Наследства | страница 25



— Выпей кальмина, пройдет, — говорил он ей.

За столом он иногда напускал на себя геройский вид, хорошо подходивший к его кривлянью: «Я не попрекаю тебя хлебом, который ты ешь», — или, наоборот, мрачно угрожал: «Тогда уйду я…», — сам не зная, что с ним после этого станет.

Изредка в магазине звенел звонок.

— Вы же помните обо мне?

— Ну да… Жду не дождусь начала сезона.

— Вы всегда так говорите.
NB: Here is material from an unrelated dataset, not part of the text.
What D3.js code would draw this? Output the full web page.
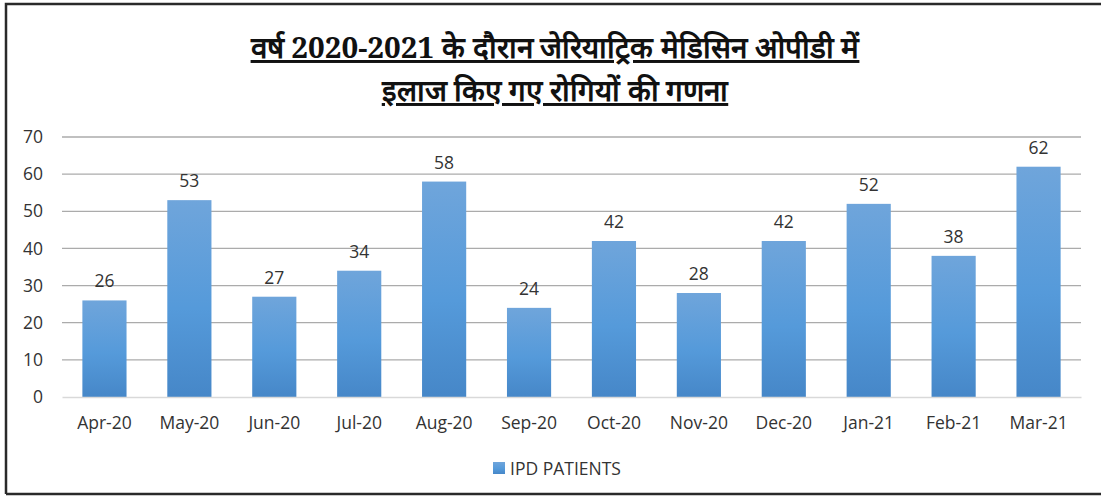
<!DOCTYPE html>
<html>
<head>
<meta charset="utf-8">
<script src="https://cdn.jsdelivr.net/npm/d3@7"></script>
<style>
  body { margin: 0; background: #fff; }
  svg { display: block; }
</style>
</head>
<body>
<script>
const width = 1101;
const height = 496;

const months = ["Apr-20", "May-20", "Jun-20", "Jul-20", "Aug-20", "Sep-20",
  "Oct-20", "Nov-20", "Dec-20", "Jan-21", "Feb-21", "Mar-21"];
const patients = [26, 53, 27, 34, 58, 24, 42, 28, 42, 52, 38, 62];
const yTicks = [0, 10, 20, 30, 40, 50, 60, 70];
const titleLines = ["वर्ष 2020-2021 के दौरान जेरियाट्रिक मेडिसिन ओपीडी में",
  "इलाज किए गए रोगियों की गणना"];
const seriesName = "IPD PATIENTS";

const padding = {left: 62, right: 20, top: 137, bottom: 99};
const labelFont = "'Open Sans', sans-serif";
const labelSize = 17.5;

const svg = d3.select("body")
  .append("svg")
  .attr("width", width)
  .attr("height", height);

const defs = svg.append("defs");
const grad = defs.append("linearGradient")
  .attr("id", "barGrad")
  .attr("x1", 0).attr("y1", 0).attr("x2", 0).attr("y2", 1);
grad.append("stop").attr("offset", "0%").attr("stop-color", "#6fa5db");
grad.append("stop").attr("offset", "55%").attr("stop-color", "#559ada");
grad.append("stop").attr("offset", "100%").attr("stop-color", "#4687c8");

// frame (no right edge)
svg.append("path")
  .attr("d", "M6,494 L6,4 L1101,4 M6,494 L1101,494")
  .attr("fill", "none")
  .attr("stroke", "#2a2a2a")
  .attr("stroke-width", 2.5);

// title
const title = svg.append("g")
  .attr("font-family", "'Noto Serif', 'Liberation Serif', serif")
  .attr("font-weight", "bold")
  .attr("font-size", 29.6)
  .attr("fill", "#111")
  .attr("text-anchor", "middle");
titleLines.forEach((t, i) => {
  title.append("text")
    .attr("x", 555)
    .attr("y", 58 + i * 43)
    .attr("text-decoration", "underline")
    .text(t);
});

const xScale = d3.scaleBand()
  .domain(months)
  .range([padding.left, width - padding.right])
  .paddingInner(0.48)
  .paddingOuter(0.24);

const yScale = d3.scaleLinear()
  .domain([0, 70])
  .range([height - padding.bottom, padding.top]);

// gridlines
svg.append("g")
  .selectAll("line")
  .data(yTicks.filter(d => d > 0))
  .join("line")
  .attr("x1", padding.left)
  .attr("x2", width - padding.right)
  .attr("y1", d => yScale(d))
  .attr("y2", d => yScale(d))
  .attr("stroke", "#ababab")
  .attr("stroke-width", 1.3);

// y labels
const yAxis = d3.axisLeft(yScale).tickValues(yTicks).tickSize(0).tickPadding(19);
svg.append("g")
  .attr("transform", "translate(" + padding.left + ",0)")
  .call(yAxis)
  .call(g => g.select(".domain").remove())
  .selectAll("text")
  .attr("font-family", labelFont)
  .attr("font-size", labelSize)
  .attr("fill", "#333");

// bars
svg.append("g")
  .selectAll("rect")
  .data(patients)
  .join("rect")
  .attr("x", (d, i) => xScale(months[i]))
  .attr("width", xScale.bandwidth())
  .attr("y", d => yScale(d))
  .attr("height", d => yScale(0) - yScale(d))
  .attr("fill", "url(#barGrad)");

// value labels
svg.append("g")
  .selectAll("text")
  .data(patients)
  .join("text")
  .attr("x", (d, i) => xScale(months[i]) + xScale.bandwidth() / 2)
  .attr("y", d => yScale(d) - 13)
  .attr("text-anchor", "middle")
  .attr("font-family", labelFont)
  .attr("font-size", labelSize)
  .attr("fill", "#333")
  .text(d => d);

// x axis
const xAxis = d3.axisBottom(xScale).tickSize(0).tickPadding(20);
svg.append("g")
  .attr("transform", "translate(0," + yScale(0) + ")")
  .call(xAxis)
  .call(g => g.select(".domain")
    .attr("stroke", "#d9d9d9")
    .attr("stroke-width", 1.5))
  .selectAll("text")
  .attr("font-family", labelFont)
  .attr("font-size", labelSize)
  .attr("fill", "#333");

// legend
const legend = svg.append("g").attr("transform", "translate(493,469)");
legend.append("rect")
  .attr("x", 0).attr("y", -7)
  .attr("width", 12).attr("height", 12)
  .attr("fill", "url(#barGrad)");
legend.append("text")
  .attr("x", 17)
  .attr("y", 6)
  .attr("font-family", labelFont)
  .attr("font-size", labelSize)
  .attr("fill", "#333")
  .text(seriesName);
</script>
</body>
</html>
Вы что, надо мной издеваетесь?

Кредитор даже не закрыл за собой дверь, и в щель слабо сочился углекислый газ.

— Ну, немного терпения…

Ванделье умел сдерживаться, если считал это уместным, пусть даже приходилось наверстывать до́ма. Когда от него ускользал смысл слова, собственное невежество сводило его с ума.

— Что это за дебилизм — «публицист»? Публицист! Шелупонь, ага, вот что это такое!

Он бесился из-за этого слова, с которым столкнулся днем — в тот момент, когда не мог сорвать злость. И, снова наливая себе полный стакан вина:

— Публицист! Пуб…

* * *

— Аэроплан!.. Аэроплан!.. — ликовала Женевьева, бежавшая по лужайке. — Аэроплан!

Казавшаяся маленькой в черном люстриновом фартуке, она провожала взглядом редкостную птицу, уносившуюся вдаль за прозрачной сеткой голых деревьев.

В мастерской было хорошо и тепло, и Клэр радовалась при мысли о Выставке декоративного искусства, открывавшейся весной. Она нарисовала для себя изумрудно-зеленое шифоновое платье, очень короткое и с бисерной бахромой, похожее на абажур. Что же касается черной молескиновой сумочки, Клэр старалась не обращать внимания на ее появления, особенно после того, как обматерила ее, не вынимая мундштук изо рта.

В июньский четверг 1925 года, когда воды Сены клевал теплый дождик, она вошла на одну из барж Поля Пуаре, расписанных и оборудованных Дюфи. Та была голубой и называлась «Любовь». Она встретила там декоратора — красавчика моложе нее, хорошо сложенного брюнета со слегка щелкунчиковым профилем, который сначала показался ей скучноватым. Но когда, якобы покоренный, он принес ей розы и потрепал пекинесов, Клэр почувствовала больше симпатии и нашла в нем привлекательные черты, поскольку давно уже была одинока и всегда очень тщеславна. Поэтому он сумел ее взволновать, проникновенно на нее взглянув, а затем поцеловав над ухом и вдохнув ее аромат.

Очень скоро Клэр лучше узнала Рафаэля, который, всегда опаздывая, — что вызывало у нее отвращение, — сердился на малейшую критику. Психически неустойчивый и терзаемый ипохондрией, без конца напоминавшей о наследственной болезни, он заранее считал себя обреченным и, ребячливо непостоянный, жадно пытался завладеть всем вокруг, поймать собственную ясность ума. Он бывал дружелюбным, почти душевным и даже нежным, а затем вдруг злобно субъективным, несправедливым, нелогичным. Страдая жуткими депрессиями, он рассказывал о детстве под тиранией грозного отца и о предках — безумных маньяках, вызывавших у него страх психического расстройства.